I want to extract all HTML elements from Telegram web website. I tried all methods e.g. get, post, get() jquery, methods from Python, JavaScript, ...

But when they return the result, it is incomplete and some part of it is missing. How can I do this correctly?

This a snippet that returns an incomplete alements:

fetch("https://web.telegram.org/k/")
  .then(x => x.text())
  .then(y => console.log(y));
mkrieger1
  • 19,194
  • 5
  • 54
  • 65

3 Answers3

0

try this way,

// first install jsdom
// type npm i jsdom in the console.

const jsdom = require("jsdom");
const { JSDOM } = jsdom;

fetch("https://web.telegram.org/k/")
    .then(x => x.text())
    .then(y => {
        const { document } = (new JSDOM(y)).window;
        console.log(document)
});

checkout jsdom documantation: https://github.com/jsdom/jsdom

Vinod Liyanage
  • 945
  • 4
  • 13
  • Thanks sir, but this code in VCS doesn't work.
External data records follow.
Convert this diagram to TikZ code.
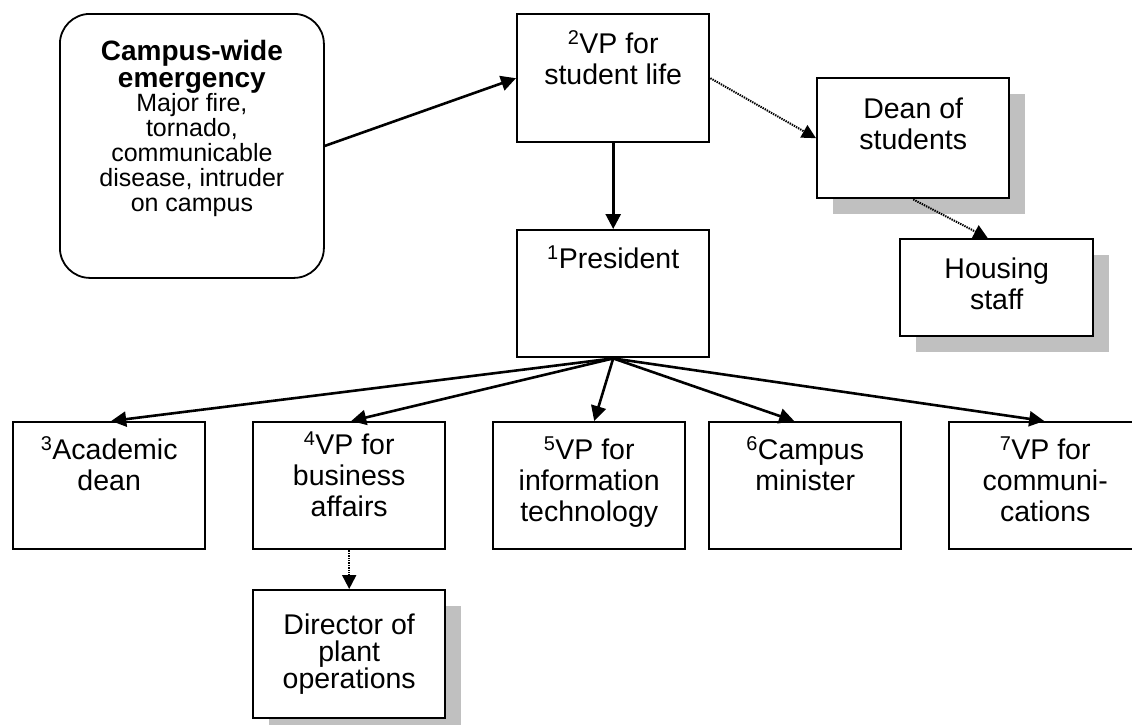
\documentclass[tikz,border=0pt]{standalone}
\usepackage{fontspec}
\setmainfont{Liberation Sans}
\usetikzlibrary{arrows.meta,shadows}
\definecolor{shadowgray}{HTML}{C0C0C0}
% text block of a box: width, height, first baseline below the top edge, lines
\newcommand{\boxtext}[4]{\begin{minipage}[t][#2pt][t]{#1pt}\centering\rule{0pt}{#3pt}#4\end{minipage}}
\begin{document}
\begin{tikzpicture}[x=1pt,y=-1pt,
  orgbox/.style={draw=black, line width=2.4pt, fill=white, inner sep=0pt,
    anchor=north west, font=\fontsize{28.5}{31}\selectfont},
  shadowed/.style={drop shadow={shadow xshift=16pt, shadow yshift=-16pt,
    fill=shadowgray, opacity=1}},
  emergbox/.style={draw=black, line width=1.8pt, rounded corners=30pt,
    fill=white, inner sep=0pt, anchor=north west},
  solidarrow/.style={line width=2.6pt, -{Triangle[length=15pt,width=15pt]}},
  dottedarrow/.style={line width=2pt, dash pattern=on 1.4pt off 1pt,
    -{Triangle[length=14pt,width=14pt]}},
]
\useasboundingbox (0,0) rectangle (1132,724);
\clip (0,0) rectangle (1132,724);

% trigger
\node[emergbox] (emerg) at (59,13) {\begin{minipage}[t][264pt][t]{264pt}\centering
  \rule{0pt}{47pt}{\fontsize{28}{27}\selectfont\bfseries Campus-wide\\emergency\par}
  \vspace{-1pt}{\fontsize{25}{25}\selectfont Major fire,\\tornado,\\communicable\\disease, intruder\\on campus\par}
  \end{minipage}};

% upper part of the chain
\node[orgbox] (vpsl) at (516,13) {\boxtext{192}{128}{39}{\textsuperscript{2}VP for\\student life}};
\node[orgbox] (pres) at (516,229) {\boxtext{192}{127}{38}{\textsuperscript{1}President}};
\node[orgbox, shadowed] (dean) at (816,77) {\boxtext{192}{120}{40}{Dean of\\students}};
\node[orgbox, shadowed] (house) at (899,238) {\boxtext{193}{97}{39}{Housing\\staff}};

% reports of the president
\node[orgbox] (acad) at (12,421) {\boxtext{192}{127}{37}{\textsuperscript{3}Academic\\dean}};
\node[orgbox] (biz) at (252,421) {\boxtext{192}{127}{32}{\textsuperscript{4}VP for\\business\\affairs}};
\node[orgbox] (it) at (492,421) {\boxtext{192}{127}{37}{\textsuperscript{5}VP for\\information\\technology}};
\node[orgbox] (cm) at (708,421) {\boxtext{192}{127}{37}{\textsuperscript{6}Campus\\minister}};
\node[orgbox] (comm) at (948,421) {\boxtext{192}{127}{37}{\textsuperscript{7}VP for\\communi-\\cations}};
\node[orgbox, shadowed] (dir) at (252,589) {\boxtext{192}{128}{44}{\fontsize{28.5}{27}\selectfont Director of\\plant\\operations}};

% connectors
\draw[solidarrow] (emerg.east) -- (vpsl.west);
\draw[solidarrow] (vpsl.south) -- (pres.north);
\draw[dottedarrow] (vpsl.east) -- (dean.west);
\draw[dottedarrow] (dean.south) -- ([xshift=-9pt]house.north);
\draw[solidarrow] (pres.south) -- ([xshift=2pt]acad.north);
\draw[solidarrow] (pres.south) -- ([xshift=2pt]biz.north);
\draw[solidarrow] (pres.south) -- ([xshift=5pt]it.north);
\draw[solidarrow] (pres.south) -- ([xshift=-11pt]cm.north);
\draw[solidarrow] (pres.south) -- ([xshift=-1pt]comm.north);
\draw[dottedarrow] (biz.south) -- (dir.north);
\end{tikzpicture}
\end{document}
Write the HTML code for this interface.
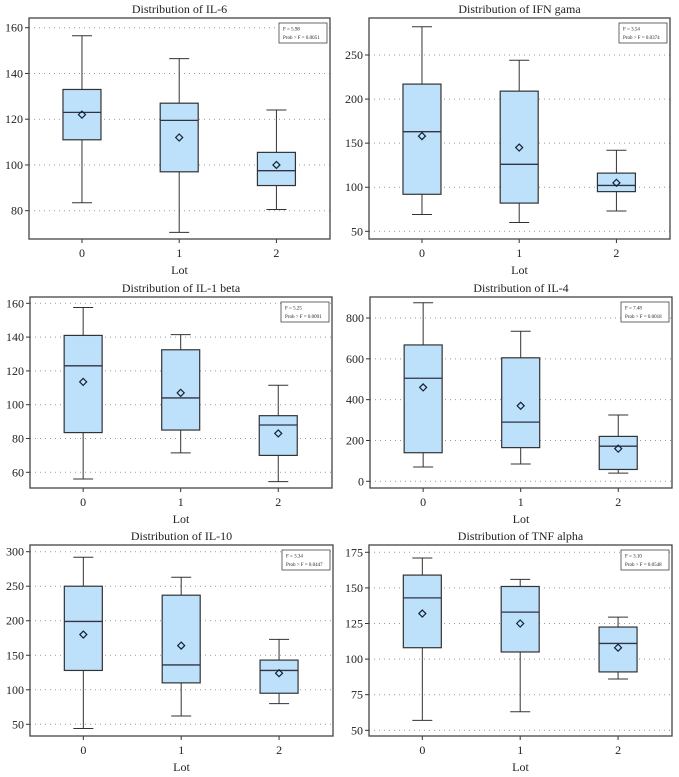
<!DOCTYPE html>
<html><head><meta charset="utf-8"><style>
body{margin:0;background:#fff}
svg{display:block;font-family:"Liberation Serif",serif}
</style></head><body>
<svg id="c" width="679" height="777" viewBox="0 0 679 777"></svg>
<script>
const categories=["0","1","2"];
const titles=["Distribution of IL-6","Distribution of IFN gama","Distribution of IL-1 beta","Distribution of IL-4","Distribution of IL-10","Distribution of TNF alpha"];
const fValues=["5.98","3.54","5.25","7.48","3.34","3.10"];
const pValues=["0.0051","0.0374","0.0091","0.0018","0.0447","0.0548"];
const ticksIL6=[80,100,120,140,160];
const ticksIFN=[50,100,150,200,250];
const ticksIL1=[60,80,100,120,140,160];
const ticksIL4=[0,200,400,600,800];
const ticksIL10=[50,100,150,200,250,300];
const ticksTNF=[50,75,100,125,150,175];
// [min,q1,median,q3,max,mean] per lot
const statsIL6=[[83.5,111,123,133,156.5,122],[70.5,97,119.5,127,146.5,112],[80.5,91,97.5,105.5,124,100]];
const statsIFN=[[69,92,163,217,282,158],[60,82,126,209,244,145],[73,95,102,116,142,105]];
const statsIL1=[[56,83.5,123,141,157.5,113.5],[71.5,85,104,132.5,141.5,107],[54.5,70,88,93.5,111.5,83]];
const statsIL4=[[70,140,505,668,875,460],[85,165,290,605,735,370],[40,58,172,220,325,160]];
const statsIL10=[[44,128,199,250,292,180],[62,110,136,237,263,164],[80,95,128,143,173,124]];
const statsTNF=[[57,108,143,159,171,132],[63,105,133,151,156,125],[86,91,111,122.5,129.5,108]];

const ticks=[ticksIL6,ticksIFN,ticksIL1,ticksIL4,ticksIL10,ticksTNF];
const stats=[statsIL6,statsIFN,statsIL1,statsIL4,statsIL10,statsTNF];
// layout: frame and tick pixel refs (first & last tick)
const frames=[
 {x0:29,x1:330,y0:18,y1:239,ty0:210.7,ty1:27.7},
 {x0:369,x1:670,y0:18,y1:239,ty0:231.3,ty1:55},
 {x0:30,x1:332,y0:297,y1:488,ty0:472.3,ty1:303.3},
 {x0:370,x1:672,y0:297,y1:488,ty0:481.3,ty1:318},
 {x0:30,x1:333,y0:545,y1:736,ty0:724.3,ty1:551.7},
 {x0:369,x1:672,y0:545,y1:736,ty0:730.3,ty1:552.3}];
const names=["il6","ifn-gama","il1-beta","il4","il10","tnf-alpha"];
const NS="http://www.w3.org/2000/svg";
const svg=document.getElementById('c');
function mk(tag,attrs,parent,text){const e=document.createElementNS(NS,tag);for(const k in attrs)e.setAttribute(k,attrs[k]);if(text!==undefined)e.textContent=text;parent.appendChild(e);return e;}
frames.forEach((f,i)=>{
 const g=mk('g',{},svg);
 
 
 const t=ticks[i];const v0=t[0],v1=t[t.length-1];
 const y=v=>f.ty0+(v-v0)*(f.ty1-f.ty0)/(v1-v0);
 const w=f.x1-f.x0;
 const x=k=>f.x0+w*(0.176+k*0.323);
 const title=mk('text',{x:(f.x0+f.x1)/2,y:f.y0-5,'text-anchor':'middle','font-size':12,fill:'#222'},g,titles[i]);
 
 
 t.forEach(tv=>{
  const gl=mk('line',{x1:f.x0,x2:f.x1,y1:y(tv),y2:y(tv),stroke:'#999','stroke-width':1,'stroke-dasharray':'1,4'},g);
  
  
  mk('line',{x1:f.x0-4,x2:f.x0,y1:y(tv),y2:y(tv),stroke:'#333'},g);
  const tl=mk('text',{x:f.x0-6,y:y(tv)+4,'text-anchor':'end','font-size':12,fill:'#222'},g,String(tv));
  
  
 });
 stats[i].forEach((s,k)=>{
  const cx=x(k),hw=19,cw=10;
  const b=mk('g',{},g);
  
  
  mk('line',{x1:cx,x2:cx,y1:y(s[0]),y2:y(s[1]),stroke:'#333'},b);
  mk('line',{x1:cx,x2:cx,y1:y(s[3]),y2:y(s[4]),stroke:'#333'},b);
  mk('line',{x1:cx-cw,x2:cx+cw,y1:y(s[0]),y2:y(s[0]),stroke:'#333'},b);
  mk('line',{x1:cx-cw,x2:cx+cw,y1:y(s[4]),y2:y(s[4]),stroke:'#333'},b);
  mk('rect',{x:cx-hw,y:y(s[3]),width:2*hw,height:y(s[1])-y(s[3]),fill:'#bde0fb',stroke:'#333','stroke-width':1.2},b);
  mk('line',{x1:cx-hw,x2:cx+hw,y1:y(s[2]),y2:y(s[2]),stroke:'#334','stroke-width':1.3},b);
  const m=y(s[5]);
  mk('path',{d:`M${cx} ${m-3.5}L${cx+3.5} ${m}L${cx} ${m+3.5}L${cx-3.5} ${m}Z`,fill:'none',stroke:'#123','stroke-width':1.2},b);
  mk('line',{x1:cx,x2:cx,y1:f.y1,y2:f.y1+4,stroke:'#333'},g);
  const xl=mk('text',{x:cx,y:f.y1+18,'text-anchor':'middle','font-size':12,fill:'#222'},g,categories[k]);
  
  
 });
 const fr=mk('rect',{x:f.x0,y:f.y0,width:w,height:f.y1-f.y0,fill:'none',stroke:'#444','stroke-width':1.3},g);
 
 
 const lg=mk('g',{},g);
 
 
 mk('rect',{x:f.x1-51,y:f.y0+5,width:48,height:20,fill:'#fff',stroke:'#444','stroke-width':0.8},lg);
 mk('text',{x:f.x1-47,y:f.y0+12.5,'font-size':5,fill:'#222'},lg,'F = '+fValues[i]);
 mk('text',{x:f.x1-47,y:f.y0+21,'font-size':5,fill:'#222'},lg,'Prob > F = '+pValues[i]);
 const ax=mk('text',{x:(f.x0+f.x1)/2,y:f.y1+35,'text-anchor':'middle','font-size':12,fill:'#222'},g,'Lot');
 
 
});
</script>
</body></html>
It jumps from line 2 to end. I don't see anything in terminal. – KnowledgeLover Aug 28 '22 at 16:32
  • actually, you can't send get request to access content operating within the current origin. – Vinod Liyanage Aug 28 '22 at 16:38
  • check this, https://stackoverflow.com/questions/43871637/no-access-control-allow-origin-header-is-present-on-the-requested-resource-whe – Vinod Liyanage Aug 28 '22 at 16:38
  • const parser = new DOMParser(); ^ ReferenceError: DOMParser is not defined at C:\Users\Ali.Molaei\Desktop\javascript\firstscraper\scraperapi.js:26:24 at process.processTicksAndRejections (node:internal/process/task_queues:95:5) – KnowledgeLover Aug 28 '22 at 16:57
  • are you using node js? node does not have DOMParser. you need to use a different dom parser library for this. is this slove your issue? https://stackoverflow.com/questions/11398419/trying-to-use-the-domparser-with-node-js – Vinod Liyanage Aug 28 '22 at 17:00
  • When I installed the Allow-CORS extension for chrome, my code worked in chrome console and VCS, but again incomplete. Your code also works in console and not in VCS. But main problem still persists. – KnowledgeLover Aug 28 '22 at 17:06
  • I've updated the answer. check if it helps your problem. – Vinod Liyanage Aug 28 '22 at 17:13
  • 1
    (node:3784) ExperimentalWarning: The Fetch API is an experimental feature. This feature could change at any time (Use `node --trace-warnings ...` to show where the warning was created) Document { location: [Getter/Setter] } – KnowledgeLover Aug 28 '22 at 17:39
  • This error is return by vsc. – KnowledgeLover Aug 28 '22 at 17:39
0

did you try to add header: "Application-Type" :"text/html"

n1koloza
  • 539
  • 5
  • 11
0

I learned for Telegram Web scraping, we cannot use the traditional javascript codes or simple Python library. In this case, we MUST use Selenium and WebDriver and I'm working on it. Any better suggestion will be appreciated.